▶ Problem to solve: Transcribe all of the data exactly. Omit the pictures.

Start Material supplied

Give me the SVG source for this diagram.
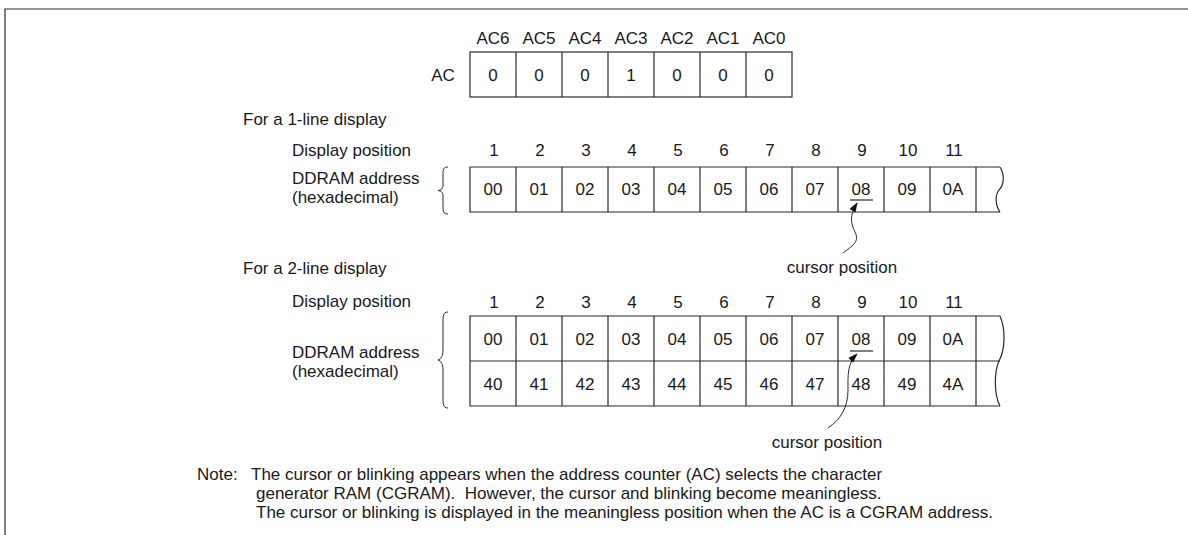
<svg xmlns="http://www.w3.org/2000/svg" width="1188" height="535" viewBox="0 0 1188 535">
<style>
text{font-family:"Liberation Sans",Arial,sans-serif;font-size:17px;fill:#1a1a1a}
.c{text-anchor:middle}
.ln{stroke:#2a2a2a;stroke-width:1.2;fill:none}
.th{stroke:#2a2a2a;stroke-width:1;fill:none}
</style>
<defs>
<marker id="ah" markerUnits="userSpaceOnUse" markerWidth="10" markerHeight="8" refX="9" refY="4" orient="auto">
<path d="M0,0.5 L10,4 L0,7.5 z" fill="#111"/>
</marker>
</defs>
<rect width="1188" height="535" fill="#fff"/>
<g id="frame">
<path class="ln" d="M5,535 V9 H1188"/>
</g>
<g id="ac-register">
<g class="c">
<text x="493" y="44">AC6</text><text x="539" y="44">AC5</text><text x="585" y="44">AC4</text><text x="631" y="44">AC3</text><text x="677" y="44">AC2</text><text x="723" y="44">AC1</text><text x="769" y="44">AC0</text>
<text x="443" y="81">AC</text>
<text x="493" y="81">0</text><text x="539" y="81">0</text><text x="585" y="81">0</text><text x="631" y="81">1</text><text x="677" y="81">0</text><text x="723" y="81">0</text><text x="769" y="81">0</text>
</g>
<rect class="ln" x="470" y="52" width="322" height="45"/>
<path class="ln" d="M516,52V97M562,52V97M608,52V97M654,52V97M700,52V97M746,52V97"/>
</g>
<g id="one-line-labels">
<text x="243" y="125">For a 1-line display</text>
<text x="292" y="156">Display position</text>
<text x="292" y="184">DDRAM address</text>
<text x="292" y="203">(hexadecimal)</text>
<path class="th" d="M448,167 C443,167 443,170 443,175 L443,185 C443,189 441,190 438,190.5 C441,191 443,192 443,196 L443,206 C443,211 443,214 448,214"/>
</g>
<g id="one-line-table">
<g class="c">
<text x="494" y="156">1</text><text x="540" y="156">2</text><text x="586" y="156">3</text><text x="632" y="156">4</text><text x="678" y="156">5</text><text x="724" y="156">6</text><text x="770" y="156">7</text><text x="816" y="156">8</text><text x="862" y="156">9</text><text x="908" y="156">10</text><text x="954" y="156">11</text>
<text x="493" y="195">00</text><text x="539" y="195">01</text><text x="585" y="195">02</text><text x="631" y="195">03</text><text x="677" y="195">04</text><text x="723" y="195">05</text><text x="769" y="195">06</text><text x="815" y="195">07</text><text x="861" y="195">08</text><text x="907" y="195">09</text><text x="953" y="195">0A</text>
</g>
<path class="ln" d="M1000,167H470V212H1000"/>
<path class="ln" d="M516,167V212M562,167V212M608,167V212M654,167V212M700,167V212M746,167V212M792,167V212M838,167V212M884,167V212M930,167V212M976,167V212"/>
<path class="ln" d="M1000,167 C1005,175 1004,185 999,190 C995,195 995,205 1000,212"/>
<path class="ln" d="M850,200H873"/>
</g>
<g id="cursor-label-1">
<text class="c" x="842" y="273">cursor position</text>
</g>
<g id="two-line-labels">
<text x="243" y="274">For a 2-line display</text>
<text x="292" y="307">Display position</text>
<text x="292" y="358">DDRAM address</text>
<text x="292" y="377">(hexadecimal)</text>
<path class="th" d="M448,312 C443,312 443,316 443,322 L443,350 C443,356 441,359 438,360 C441,361 443,364 443,370 L443,398 C443,404 443,408 448,408"/>
</g>
<g id="two-line-table">
<g class="c">
<text x="494" y="308">1</text><text x="540" y="308">2</text><text x="586" y="308">3</text><text x="632" y="308">4</text><text x="678" y="308">5</text><text x="724" y="308">6</text><text x="770" y="308">7</text><text x="816" y="308">8</text><text x="862" y="308">9</text><text x="908" y="308">10</text><text x="954" y="308">11</text>
<text x="493" y="345">00</text><text x="539" y="345">01</text><text x="585" y="345">02</text><text x="631" y="345">03</text><text x="677" y="345">04</text><text x="723" y="345">05</text><text x="769" y="345">06</text><text x="815" y="345">07</text><text x="861" y="345">08</text><text x="907" y="345">09</text><text x="953" y="345">0A</text>
<text x="493" y="390">40</text><text x="539" y="390">41</text><text x="585" y="390">42</text><text x="631" y="390">43</text><text x="677" y="390">44</text><text x="723" y="390">45</text><text x="769" y="390">46</text><text x="815" y="390">47</text><text x="861" y="390">48</text><text x="907" y="390">49</text><text x="953" y="390">4A</text>
</g>
<path class="ln" d="M1000,316H470V406H1000M470,361H1000"/>
<path class="ln" d="M516,316V406M562,316V406M608,316V406M654,316V406M700,316V406M746,316V406M792,316V406M838,316V406M884,316V406M930,316V406M976,316V406"/>
<path class="ln" d="M1000,316 C1006,330 1005,350 999,361 C994,372 994,395 1000,406"/>
<path class="ln" d="M850,351H873"/>
</g>
<g id="cursor-label-2">
<text class="c" x="827" y="448">cursor position</text>
</g>
<g id="connectors">
<path class="th" marker-end="url(#ah)" d="M843,253 C852,246 860,242 855,232 C850,222 850,215 857,203"/>
<path class="th" marker-end="url(#ah)" d="M828,428 C840,420 848,408 848,390 C848,375 847,364 857,354"/>
</g>
<g id="note">
<text x="197" y="480">Note:</text>
<text x="251" y="480">The cursor or blinking appears when the address counter (AC) selects the character</text>
<text x="256" y="499">generator RAM (CGRAM).&#160; However, the cursor and blinking become meaningless.</text>
<text x="256" y="518">The cursor or blinking is displayed in the meaningless position when the AC is a CGRAM address.</text>
</g>
</svg>
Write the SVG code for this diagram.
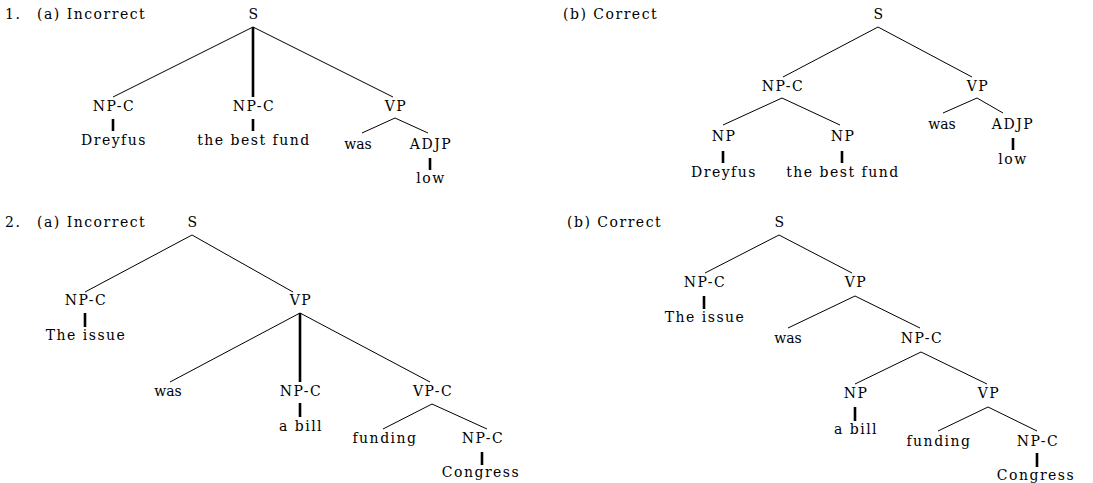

End Material supplied

▶ Written response:
Give me the SVG source for this diagram.
<svg xmlns="http://www.w3.org/2000/svg" width="1188" height="535" viewBox="0 0 1188 535">
<style>
text{font-family:"Liberation Sans",Arial,sans-serif;font-size:17px;fill:#1a1a1a}
.c{text-anchor:middle}
.ln{stroke:#2a2a2a;stroke-width:1.2;fill:none}
.th{stroke:#2a2a2a;stroke-width:1;fill:none}
</style>
<defs>
<marker id="ah" markerUnits="userSpaceOnUse" markerWidth="10" markerHeight="8" refX="9" refY="4" orient="auto">
<path d="M0,0.5 L10,4 L0,7.5 z" fill="#111"/>
</marker>
</defs>
<rect width="1188" height="535" fill="#fff"/>
<g id="frame">
<path class="ln" d="M5,535 V9 H1188"/>
</g>
<g id="ac-register">
<g class="c">
<text x="493" y="44">AC6</text><text x="539" y="44">AC5</text><text x="585" y="44">AC4</text><text x="631" y="44">AC3</text><text x="677" y="44">AC2</text><text x="723" y="44">AC1</text><text x="769" y="44">AC0</text>
<text x="443" y="81">AC</text>
<text x="493" y="81">0</text><text x="539" y="81">0</text><text x="585" y="81">0</text><text x="631" y="81">1</text><text x="677" y="81">0</text><text x="723" y="81">0</text><text x="769" y="81">0</text>
</g>
<rect class="ln" x="470" y="52" width="322" height="45"/>
<path class="ln" d="M516,52V97M562,52V97M608,52V97M654,52V97M700,52V97M746,52V97"/>
</g>
<g id="one-line-labels">
<text x="243" y="125">For a 1-line display</text>
<text x="292" y="156">Display position</text>
<text x="292" y="184">DDRAM address</text>
<text x="292" y="203">(hexadecimal)</text>
<path class="th" d="M448,167 C443,167 443,170 443,175 L443,185 C443,189 441,190 438,190.5 C441,191 443,192 443,196 L443,206 C443,211 443,214 448,214"/>
</g>
<g id="one-line-table">
<g class="c">
<text x="494" y="156">1</text><text x="540" y="156">2</text><text x="586" y="156">3</text><text x="632" y="156">4</text><text x="678" y="156">5</text><text x="724" y="156">6</text><text x="770" y="156">7</text><text x="816" y="156">8</text><text x="862" y="156">9</text><text x="908" y="156">10</text><text x="954" y="156">11</text>
<text x="493" y="195">00</text><text x="539" y="195">01</text><text x="585" y="195">02</text><text x="631" y="195">03</text><text x="677" y="195">04</text><text x="723" y="195">05</text><text x="769" y="195">06</text><text x="815" y="195">07</text><text x="861" y="195">08</text><text x="907" y="195">09</text><text x="953" y="195">0A</text>
</g>
<path class="ln" d="M1000,167H470V212H1000"/>
<path class="ln" d="M516,167V212M562,167V212M608,167V212M654,167V212M700,167V212M746,167V212M792,167V212M838,167V212M884,167V212M930,167V212M976,167V212"/>
<path class="ln" d="M1000,167 C1005,175 1004,185 999,190 C995,195 995,205 1000,212"/>
<path class="ln" d="M850,200H873"/>
</g>
<g id="cursor-label-1">
<text class="c" x="842" y="273">cursor position</text>
</g>
<g id="two-line-labels">
<text x="243" y="274">For a 2-line display</text>
<text x="292" y="307">Display position</text>
<text x="292" y="358">DDRAM address</text>
<text x="292" y="377">(hexadecimal)</text>
<path class="th" d="M448,312 C443,312 443,316 443,322 L443,350 C443,356 441,359 438,360 C441,361 443,364 443,370 L443,398 C443,404 443,408 448,408"/>
</g>
<g id="two-line-table">
<g class="c">
<text x="494" y="308">1</text><text x="540" y="308">2</text><text x="586" y="308">3</text><text x="632" y="308">4</text><text x="678" y="308">5</text><text x="724" y="308">6</text><text x="770" y="308">7</text><text x="816" y="308">8</text><text x="862" y="308">9</text><text x="908" y="308">10</text><text x="954" y="308">11</text>
<text x="493" y="345">00</text><text x="539" y="345">01</text><text x="585" y="345">02</text><text x="631" y="345">03</text><text x="677" y="345">04</text><text x="723" y="345">05</text><text x="769" y="345">06</text><text x="815" y="345">07</text><text x="861" y="345">08</text><text x="907" y="345">09</text><text x="953" y="345">0A</text>
<text x="493" y="390">40</text><text x="539" y="390">41</text><text x="585" y="390">42</text><text x="631" y="390">43</text><text x="677" y="390">44</text><text x="723" y="390">45</text><text x="769" y="390">46</text><text x="815" y="390">47</text><text x="861" y="390">48</text><text x="907" y="390">49</text><text x="953" y="390">4A</text>
</g>
<path class="ln" d="M1000,316H470V406H1000M470,361H1000"/>
<path class="ln" d="M516,316V406M562,316V406M608,316V406M654,316V406M700,316V406M746,316V406M792,316V406M838,316V406M884,316V406M930,316V406M976,316V406"/>
<path class="ln" d="M1000,316 C1006,330 1005,350 999,361 C994,372 994,395 1000,406"/>
<path class="ln" d="M850,351H873"/>
</g>
<g id="cursor-label-2">
<text class="c" x="827" y="448">cursor position</text>
</g>
<g id="connectors">
<path class="th" marker-end="url(#ah)" d="M843,253 C852,246 860,242 855,232 C850,222 850,215 857,203"/>
<path class="th" marker-end="url(#ah)" d="M828,428 C840,420 848,408 848,390 C848,375 847,364 857,354"/>
</g>
<g id="note">
<text x="197" y="480">Note:</text>
<text x="251" y="480">The cursor or blinking appears when the address counter (AC) selects the character</text>
<text x="256" y="499">generator RAM (CGRAM).&#160; However, the cursor and blinking become meaningless.</text>
<text x="256" y="518">The cursor or blinking is displayed in the meaningless position when the AC is a CGRAM address.</text>
</g>
</svg>
Write the SVG code for this diagram.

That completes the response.